+++ INPUT DATA +++

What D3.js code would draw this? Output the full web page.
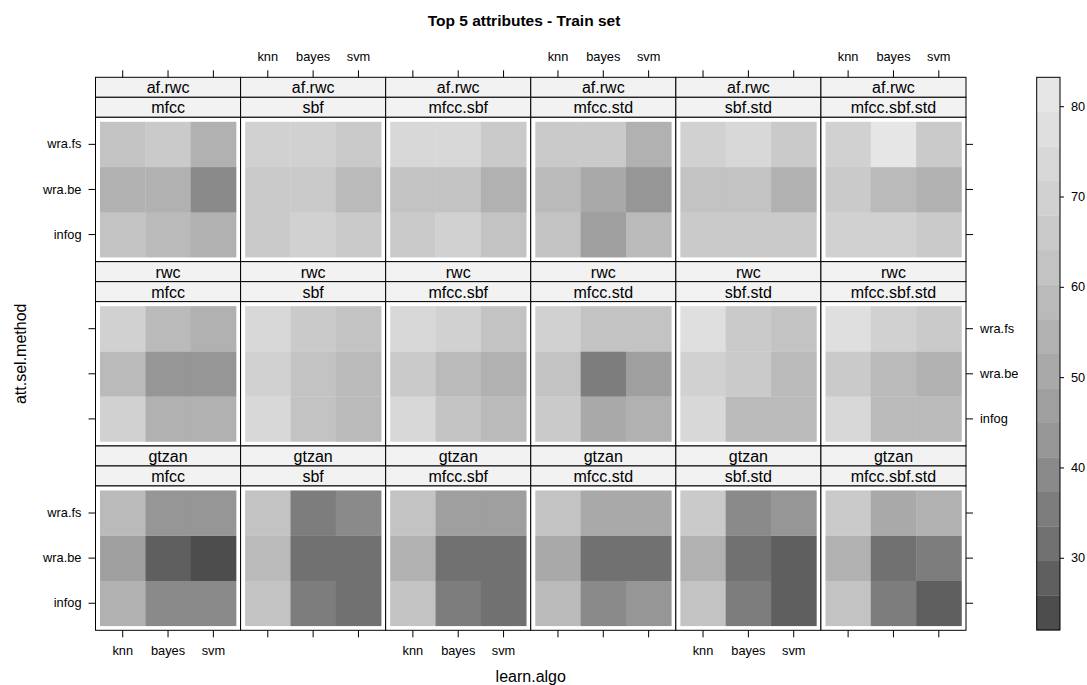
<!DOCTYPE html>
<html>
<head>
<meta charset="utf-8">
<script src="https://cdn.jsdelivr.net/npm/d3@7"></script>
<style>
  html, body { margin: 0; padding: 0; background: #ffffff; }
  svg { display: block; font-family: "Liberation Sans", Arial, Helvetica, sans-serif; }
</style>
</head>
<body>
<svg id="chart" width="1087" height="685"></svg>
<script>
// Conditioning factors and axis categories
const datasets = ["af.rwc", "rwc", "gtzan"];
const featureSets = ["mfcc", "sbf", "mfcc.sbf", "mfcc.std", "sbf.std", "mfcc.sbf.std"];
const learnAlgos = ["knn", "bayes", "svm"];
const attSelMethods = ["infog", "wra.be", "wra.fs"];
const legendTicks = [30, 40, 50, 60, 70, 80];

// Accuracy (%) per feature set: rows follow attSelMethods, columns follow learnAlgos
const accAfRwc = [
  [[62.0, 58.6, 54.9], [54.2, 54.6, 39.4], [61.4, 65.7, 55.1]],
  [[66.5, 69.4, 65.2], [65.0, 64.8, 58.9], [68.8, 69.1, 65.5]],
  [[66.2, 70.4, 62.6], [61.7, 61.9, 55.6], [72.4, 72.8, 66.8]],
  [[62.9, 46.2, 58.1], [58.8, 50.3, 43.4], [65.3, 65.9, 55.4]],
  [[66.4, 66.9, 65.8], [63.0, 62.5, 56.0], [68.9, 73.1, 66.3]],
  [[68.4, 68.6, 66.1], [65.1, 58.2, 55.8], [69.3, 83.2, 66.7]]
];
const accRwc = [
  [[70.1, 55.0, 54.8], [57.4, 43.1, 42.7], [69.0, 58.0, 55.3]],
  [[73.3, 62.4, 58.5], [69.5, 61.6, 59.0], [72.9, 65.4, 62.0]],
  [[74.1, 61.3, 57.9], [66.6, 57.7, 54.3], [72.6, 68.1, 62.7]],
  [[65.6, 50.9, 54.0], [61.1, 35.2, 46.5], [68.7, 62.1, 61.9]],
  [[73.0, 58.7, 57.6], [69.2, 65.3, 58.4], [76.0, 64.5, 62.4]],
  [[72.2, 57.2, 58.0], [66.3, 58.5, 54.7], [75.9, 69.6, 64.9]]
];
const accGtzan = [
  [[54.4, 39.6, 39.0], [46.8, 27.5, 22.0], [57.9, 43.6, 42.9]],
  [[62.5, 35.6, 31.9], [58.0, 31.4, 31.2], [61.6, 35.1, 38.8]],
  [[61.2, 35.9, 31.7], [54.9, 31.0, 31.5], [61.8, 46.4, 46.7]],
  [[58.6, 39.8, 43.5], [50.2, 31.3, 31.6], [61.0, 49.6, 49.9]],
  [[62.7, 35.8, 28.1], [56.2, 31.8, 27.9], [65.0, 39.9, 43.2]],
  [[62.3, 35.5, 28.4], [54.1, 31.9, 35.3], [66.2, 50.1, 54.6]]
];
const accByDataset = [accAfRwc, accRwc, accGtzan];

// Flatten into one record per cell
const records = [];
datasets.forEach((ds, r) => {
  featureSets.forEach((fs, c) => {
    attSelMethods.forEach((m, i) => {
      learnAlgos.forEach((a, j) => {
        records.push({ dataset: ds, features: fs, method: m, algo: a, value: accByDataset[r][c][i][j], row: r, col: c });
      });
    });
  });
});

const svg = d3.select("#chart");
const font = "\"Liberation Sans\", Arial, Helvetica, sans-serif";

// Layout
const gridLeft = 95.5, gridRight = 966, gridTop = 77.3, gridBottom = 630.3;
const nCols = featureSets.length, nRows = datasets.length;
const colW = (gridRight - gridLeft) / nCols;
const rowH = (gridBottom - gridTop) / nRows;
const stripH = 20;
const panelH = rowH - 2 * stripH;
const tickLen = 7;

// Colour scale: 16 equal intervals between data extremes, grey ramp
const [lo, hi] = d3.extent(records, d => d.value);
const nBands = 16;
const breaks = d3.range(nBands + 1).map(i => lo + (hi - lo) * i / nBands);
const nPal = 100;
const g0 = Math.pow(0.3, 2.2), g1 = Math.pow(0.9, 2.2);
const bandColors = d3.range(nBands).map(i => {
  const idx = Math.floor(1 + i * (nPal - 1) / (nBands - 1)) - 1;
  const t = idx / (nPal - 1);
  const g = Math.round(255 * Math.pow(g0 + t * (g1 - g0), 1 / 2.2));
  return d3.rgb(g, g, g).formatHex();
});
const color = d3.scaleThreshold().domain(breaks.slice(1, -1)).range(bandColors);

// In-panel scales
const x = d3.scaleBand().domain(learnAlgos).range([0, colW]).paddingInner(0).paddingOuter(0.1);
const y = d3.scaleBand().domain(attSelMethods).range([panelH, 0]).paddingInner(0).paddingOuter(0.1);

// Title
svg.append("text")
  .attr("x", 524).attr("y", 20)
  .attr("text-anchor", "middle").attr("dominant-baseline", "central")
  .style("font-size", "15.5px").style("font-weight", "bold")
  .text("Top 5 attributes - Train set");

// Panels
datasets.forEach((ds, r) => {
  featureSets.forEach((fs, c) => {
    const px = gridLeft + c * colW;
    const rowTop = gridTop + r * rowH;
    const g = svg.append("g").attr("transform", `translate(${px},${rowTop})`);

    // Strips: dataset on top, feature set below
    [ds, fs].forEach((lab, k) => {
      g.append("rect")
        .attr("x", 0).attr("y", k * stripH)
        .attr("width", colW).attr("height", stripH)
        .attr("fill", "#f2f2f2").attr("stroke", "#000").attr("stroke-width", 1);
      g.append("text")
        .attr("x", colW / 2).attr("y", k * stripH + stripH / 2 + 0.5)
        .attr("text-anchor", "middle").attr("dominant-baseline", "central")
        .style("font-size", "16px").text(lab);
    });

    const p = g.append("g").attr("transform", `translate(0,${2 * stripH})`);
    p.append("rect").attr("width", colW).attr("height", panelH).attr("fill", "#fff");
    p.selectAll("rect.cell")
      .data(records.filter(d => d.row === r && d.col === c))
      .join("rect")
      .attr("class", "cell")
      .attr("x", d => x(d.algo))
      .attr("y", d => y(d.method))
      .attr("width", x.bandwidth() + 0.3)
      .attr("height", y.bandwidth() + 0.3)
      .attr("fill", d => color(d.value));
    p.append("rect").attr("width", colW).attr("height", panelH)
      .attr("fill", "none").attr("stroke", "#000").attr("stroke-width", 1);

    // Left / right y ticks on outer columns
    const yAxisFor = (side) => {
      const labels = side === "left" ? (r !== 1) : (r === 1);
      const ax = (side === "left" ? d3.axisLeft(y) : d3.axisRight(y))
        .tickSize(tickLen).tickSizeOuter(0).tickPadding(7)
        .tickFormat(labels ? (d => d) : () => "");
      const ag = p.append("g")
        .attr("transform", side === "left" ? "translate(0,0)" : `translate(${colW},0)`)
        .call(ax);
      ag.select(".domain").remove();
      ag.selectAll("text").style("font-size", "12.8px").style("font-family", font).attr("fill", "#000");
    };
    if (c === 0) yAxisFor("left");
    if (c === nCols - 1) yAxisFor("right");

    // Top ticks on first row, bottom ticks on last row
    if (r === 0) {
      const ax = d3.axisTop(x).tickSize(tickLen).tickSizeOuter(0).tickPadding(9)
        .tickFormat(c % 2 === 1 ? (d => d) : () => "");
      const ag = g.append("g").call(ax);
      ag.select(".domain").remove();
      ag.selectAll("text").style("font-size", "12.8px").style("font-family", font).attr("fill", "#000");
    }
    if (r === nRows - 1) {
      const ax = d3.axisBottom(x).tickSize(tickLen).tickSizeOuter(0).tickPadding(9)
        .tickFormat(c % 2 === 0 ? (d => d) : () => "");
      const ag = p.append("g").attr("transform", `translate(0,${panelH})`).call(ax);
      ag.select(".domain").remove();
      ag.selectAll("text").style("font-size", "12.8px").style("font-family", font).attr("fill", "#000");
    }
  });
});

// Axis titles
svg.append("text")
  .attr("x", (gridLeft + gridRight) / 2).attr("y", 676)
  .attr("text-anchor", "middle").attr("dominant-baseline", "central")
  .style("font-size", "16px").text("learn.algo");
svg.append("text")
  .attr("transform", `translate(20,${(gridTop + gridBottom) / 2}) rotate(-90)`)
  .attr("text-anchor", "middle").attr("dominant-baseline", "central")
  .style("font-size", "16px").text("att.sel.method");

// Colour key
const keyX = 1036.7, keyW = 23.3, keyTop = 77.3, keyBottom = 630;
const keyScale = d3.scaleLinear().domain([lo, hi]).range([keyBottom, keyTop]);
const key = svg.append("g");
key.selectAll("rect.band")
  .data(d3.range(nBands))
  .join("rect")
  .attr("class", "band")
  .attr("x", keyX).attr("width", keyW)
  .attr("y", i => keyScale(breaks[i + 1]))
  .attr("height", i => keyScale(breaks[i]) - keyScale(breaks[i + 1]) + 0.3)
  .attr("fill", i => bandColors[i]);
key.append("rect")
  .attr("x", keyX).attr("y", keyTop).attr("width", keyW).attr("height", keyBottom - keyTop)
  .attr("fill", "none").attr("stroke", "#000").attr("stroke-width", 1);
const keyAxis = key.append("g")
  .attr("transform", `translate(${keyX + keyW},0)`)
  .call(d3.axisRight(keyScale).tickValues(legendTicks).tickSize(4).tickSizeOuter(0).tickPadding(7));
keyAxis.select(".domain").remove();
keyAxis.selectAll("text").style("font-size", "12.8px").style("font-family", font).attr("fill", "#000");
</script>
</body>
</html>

+++
+++ INPUT DATA +++

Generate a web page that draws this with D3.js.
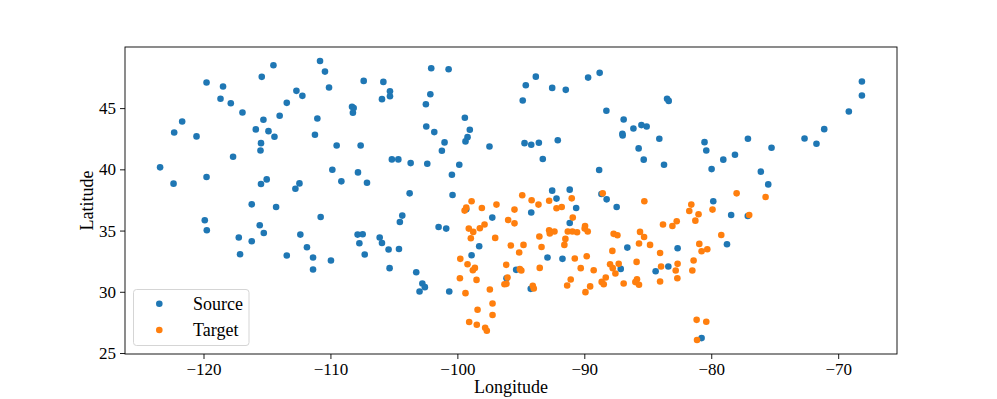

+++

- _SHORT EXERCISE_:
Reproduce exactly the run of lines beginning with the one that contains "What D3.js code" and ending with the one that contains "const legendTicks = [30, 40, 50, 60, 70, 80];". Do not include pictures.

- _ANSWER BELOW_:
What D3.js code would draw this? Output the full web page.
<!DOCTYPE html>
<html>
<head>
<meta charset="utf-8">
<script src="https://cdn.jsdelivr.net/npm/d3@7"></script>
<style>
  html, body { margin: 0; padding: 0; background: #ffffff; }
  svg { display: block; font-family: "Liberation Sans", Arial, Helvetica, sans-serif; }
</style>
</head>
<body>
<svg id="chart" width="1087" height="685"></svg>
<script>
// Conditioning factors and axis categories
const datasets = ["af.rwc", "rwc", "gtzan"];
const featureSets = ["mfcc", "sbf", "mfcc.sbf", "mfcc.std", "sbf.std", "mfcc.sbf.std"];
const learnAlgos = ["knn", "bayes", "svm"];
const attSelMethods = ["infog", "wra.be", "wra.fs"];
const legendTicks = [30, 40, 50, 60, 70, 80];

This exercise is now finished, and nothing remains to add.